SharanSMenon

Someone who likes AI and Programming

Home

Language Detection in Python

Published Dec 06, 2019

Share

In this tutorial, you will learn how to use a model that can predict around 11 different languages. Sometimes, instead of building a model and training it, etc., you just want a model that is accurate and easy to use. This is the aim of the tutorial, just like the previous one where I talked about sentiment analysis.

This model is also trained in scikit-learn and you can learn more about this model by checking out the repository:

https://github.com/SharanSMenon/ml-models/tree/master/language_detection/sklearn

The languages include

  1. English
  2. Spanish
  3. French
  4. Italian
  5. German
  6. Dutch
  7. Japanese
  8. Portuguese
  9. Arabic
  10. Russian
  11. Polish

How to use it

Below is to code to access the model. You have to pass in a string to the predict function as shown below.

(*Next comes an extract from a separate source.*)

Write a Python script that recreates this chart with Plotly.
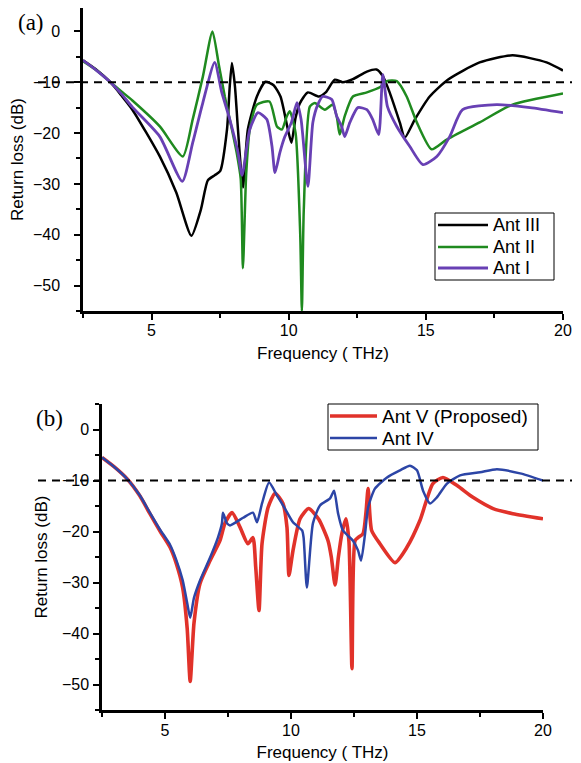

Note: Make sure that you have scikit-learn installed.

import pickle
from urllib.request import Request, urlopen
modelreq = Request("https://raw.githubusercontent.com/SharanSMenon/ml-models/master/language_detection/sklearn/language_detection.p")
m = urlopen(modelreq)
langs_dict = { 'ar': "Arabic", 'es': 'Spanish', 'en': 'English',
    'fr': 'French', 'de': 'German', 'it': 'Italian',
    'ja': 'Japanese', 'nl': 'Dutch', 'pl': 'Polish',
    'pt': 'Portugese', 'ru': 'Russian'
}
langs = ['ar', 'de', 'en', 'es', 'fr', 'it', 'ja', 'nl', 'pl', 'pt', 'ru']
model = pickle.load(m)
def predict(sent):
    predicted = model.predict([sent])
    lang = langs[predicted[0]]
    lg = langs_dict[lang]
    return lg
print(predict("This is english")) # English
print(predict("Hola, como estas")) # Spanish
print(predict("Dies ist ein Test, um die Sprache zu erkennen.")) # German
print(predict("Ceci est un test de d\xe9tection de la langue.")) # French

If the script ran successfully, you should see the following:

English
Spanish
German
French

You can see that the model predicted the languages correctly. This is what we will be building today. The model that you saw above has around 95% accuracy.

So there you have it, an accurate model that can detect languages.